While Gandhiji gave to the Congress a programme for a broad-based
action, it was Vallabhbhai who built up the Party machine to carry out
that programme. No one before Vallabhbhai had given adequate thought to
the need to have an effective organisation, but Vallabhbhai realised this
need during his campaigns and devoted his organisational talents and
energy to the building up of the strength of the Party which could be
geared to fight in an organised and effective manner. His grip over the
Party organisation was complete.
Vallabhbhai Patel was thus one of the chief architects and guardians of
India's freedom and his contribution towards consolidating the freedom of
the country remains unrivalled.
He died on December 15, 1950, leaving behind a son, Dahyabhai Patel,
and a daughter, Maniben Patel.
- Morarji Desai
I am not interested in loaves and fishes, or legislative honours.

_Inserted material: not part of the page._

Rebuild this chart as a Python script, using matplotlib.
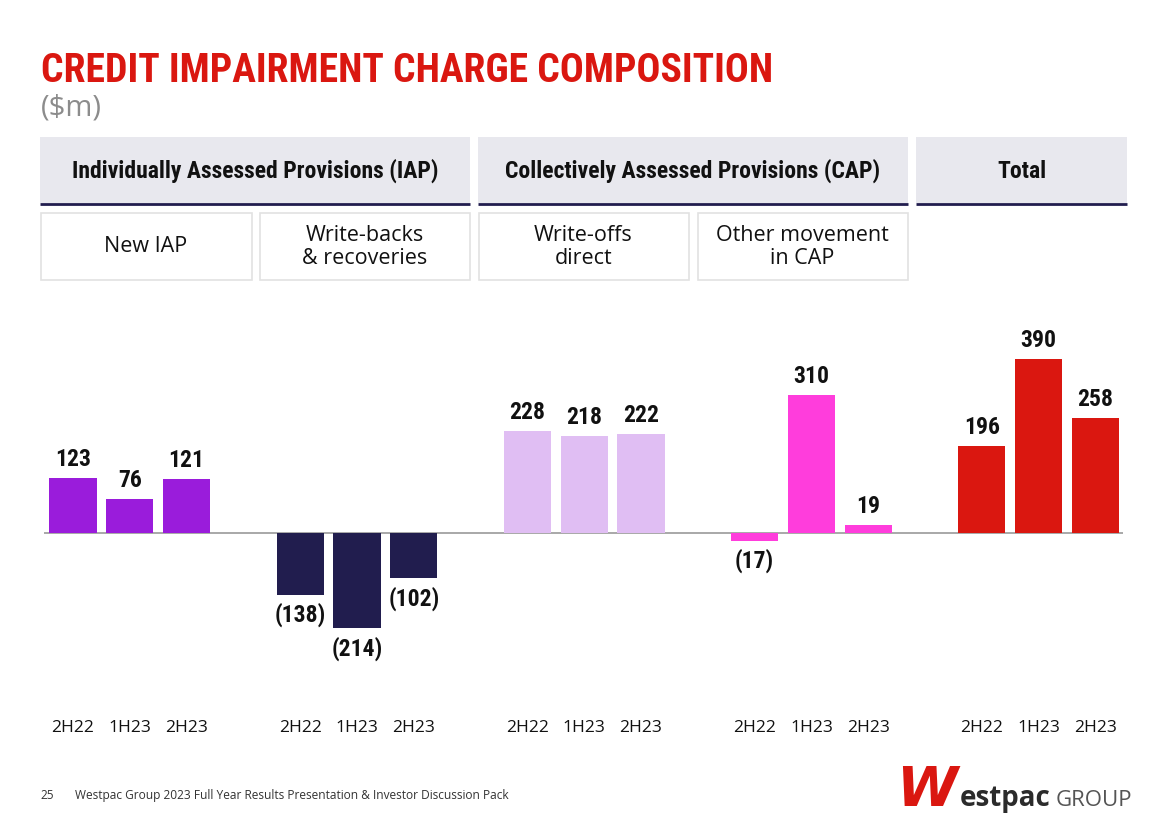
import matplotlib
matplotlib.use("Agg")
import matplotlib.pyplot as plt
from matplotlib.patches import Rectangle
from matplotlib import font_manager as fm

# ---------------- data ----------------
periods = ["2H22", "1H23", "2H23"]
categories = ["New IAP", "Write-backs\n& recoveries", "Write-offs\ndirect",
              "Other movement\nin CAP", "Total"]
new_iap = [123, 76, 121]
write_backs = [-138, -214, -102]
write_offs = [228, 218, 222]
other_cap = [-17, 310, 19]
total = [196, 390, 258]
series = [new_iap, write_backs, write_offs, other_cap, total]
colors = ["#9A1CDB", "#211D4E", "#E0BEF3", "#FF3DDC", "#DA1710"]
group_headers = ["Individually Assessed Provisions (IAP)",
                 "Collectively Assessed Provisions (CAP)", "Total"]


def pick(cands):
    for c in cands:
        try:
            fm.findfont(fm.FontProperties(family=c), fallback_to_default=False)
            return c
        except Exception:
            pass
    return "DejaVu Sans"


COND = pick(["Liberation Sans Narrow", "DejaVu Sans Condensed", "Roboto Condensed", "Liberation Sans"])
BODY = pick(["Open Sans", "Lato", "Noto Sans", "DejaVu Sans"])

W, H = 1168, 825
fig = plt.figure(figsize=(W / 100, H / 100), dpi=100)
bg = fig.add_axes([0, 0, 1, 1])
bg.set_xlim(0, W)
bg.set_ylim(H, 0)
bg.axis("off")

# Title
bg.text(41, 82, "CREDIT IMPAIRMENT CHARGE COMPOSITION", color="#DA1710",
        fontsize=28.5, fontweight="heavy", family=COND, va="baseline", ha="left")
bg.text(41, 115, "($m)", color="#8C8C8C", fontsize=21, family=BODY,
        va="baseline", ha="left")

# Header boxes
hdr = [(40, 470), (478, 908), (916, 1127)]
for (x0, x1), t in zip(hdr, group_headers):
    bg.add_patch(Rectangle((x0, 137), x1 - x0, 66, facecolor="#E8E8EE", edgecolor="none"))
    bg.plot([x0, x1], [204, 204], color="#211D4E", lw=2, solid_capstyle="butt")
    bg.text((x0 + x1) / 2, 171, t, ha="center", va="center", fontsize=17,
            fontweight="heavy", family=COND, color="#111111")

sub = [(40, 252), (259, 470), (478, 689), (697, 908)]
for (x0, x1), t in zip(sub, categories[:4]):
    bg.add_patch(Rectangle((x0 + 0.5, 212.5), x1 - x0 - 1, 67, facecolor="white",
                           edgecolor="#E2E2E2", lw=1.2))
    bg.text((x0 + x1) / 2, 247, t, ha="center", va="center", fontsize=15.5,
            family=BODY, color="#111111", linespacing=1.15)

# Footer
bg.text(40, 799, "25", fontsize=8.5, family=BODY, color="#333333", va="baseline")
bg.text(75, 799, "Westpac Group 2023 Full Year Results Presentation & Investor Discussion Pack",
        fontsize=8.6, family=BODY, color="#333333", va="baseline")
# Logo (text)
bg.text(896, 806, "W", fontsize=40, fontweight="heavy", fontstyle="italic",
        family="DejaVu Sans", color="#DA1710", va="baseline", ha="left")
bg.text(960, 806, "estpac", fontsize=20, fontweight="bold", family=BODY,
        color="#2B2B2B", va="baseline", ha="left")
bg.text(1056, 806, "GROUP", fontsize=16, family=BODY, color="#555555",
        va="baseline", ha="left")

# ---------------- bars ----------------
unit = 56.8
x_first = 73
ax_left, ax_right = 44, 1123
ax_top, ax_bot = 330, 680
base = 533
scale = 0.446
ax = fig.add_axes([ax_left / W, 1 - ax_bot / H, (ax_right - ax_left) / W, (ax_bot - ax_top) / H])
ax.set_xlim(-(x_first - ax_left) / unit, (ax_right - x_first) / unit)
ax.set_ylim(-(ax_bot - base) / scale, (base - ax_top) / scale)
ax.axis("off")
ax.patch.set_alpha(0)
ax.axhline(0, color="#9A9A9A", lw=1.2, zorder=1)

for g, (vals, col) in enumerate(zip(series, colors)):
    xs = [g * 4 + i for i in range(len(vals))]
    ax.bar(xs, vals, width=0.83, color=col, zorder=2)
    for i, (x, v) in enumerate(zip(xs, vals)):
        lab = f"{v}" if v >= 0 else f"({-v})"
        ax.annotate(lab, (x, v), xytext=(0, 5 if v >= 0 else -6), textcoords="offset points",
                    ha="center", va="bottom" if v >= 0 else "top", fontsize=17,
                    fontweight="heavy", family=COND, color="#111111")
        ax.annotate(periods[i], (x, 0), xycoords=("data", "figure fraction"),
                    xytext=(x, 1 - 728 / H), textcoords=("data", "figure fraction"),
                    ha="center", va="center", fontsize=12.5, family=BODY, color="#111111")

fig.savefig("out.png", dpi=100)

The
peasantry do not understand them, they are little affected by them. I
believe that Gandhiji's eleven points mean the substance of Swaraj. That
which does not satisfy them is no Swaraj. Whilst I would respect the
rights of landlords, rajas, maharajas and others to the extent, that they
do not hurt the sweating millions, my interest lies in helping the
downtrodden to rise from their state and be on a level with the tallest in
the land.
Thank God the gospel of Truth and Non- Violence has given these an
inkling of their dignity and the power they possess. Much still remains to
be done. But let us make up our minds that we exist for them, not they for
us. Lot us shed our petty rivalries and jealousies, feuds and let everyone
realise that the Congress represents and exists for the toiling millions
and it will become an irresistible power...
From the Presidential Address - Sardar Vallabbbhai Patel I.N.C.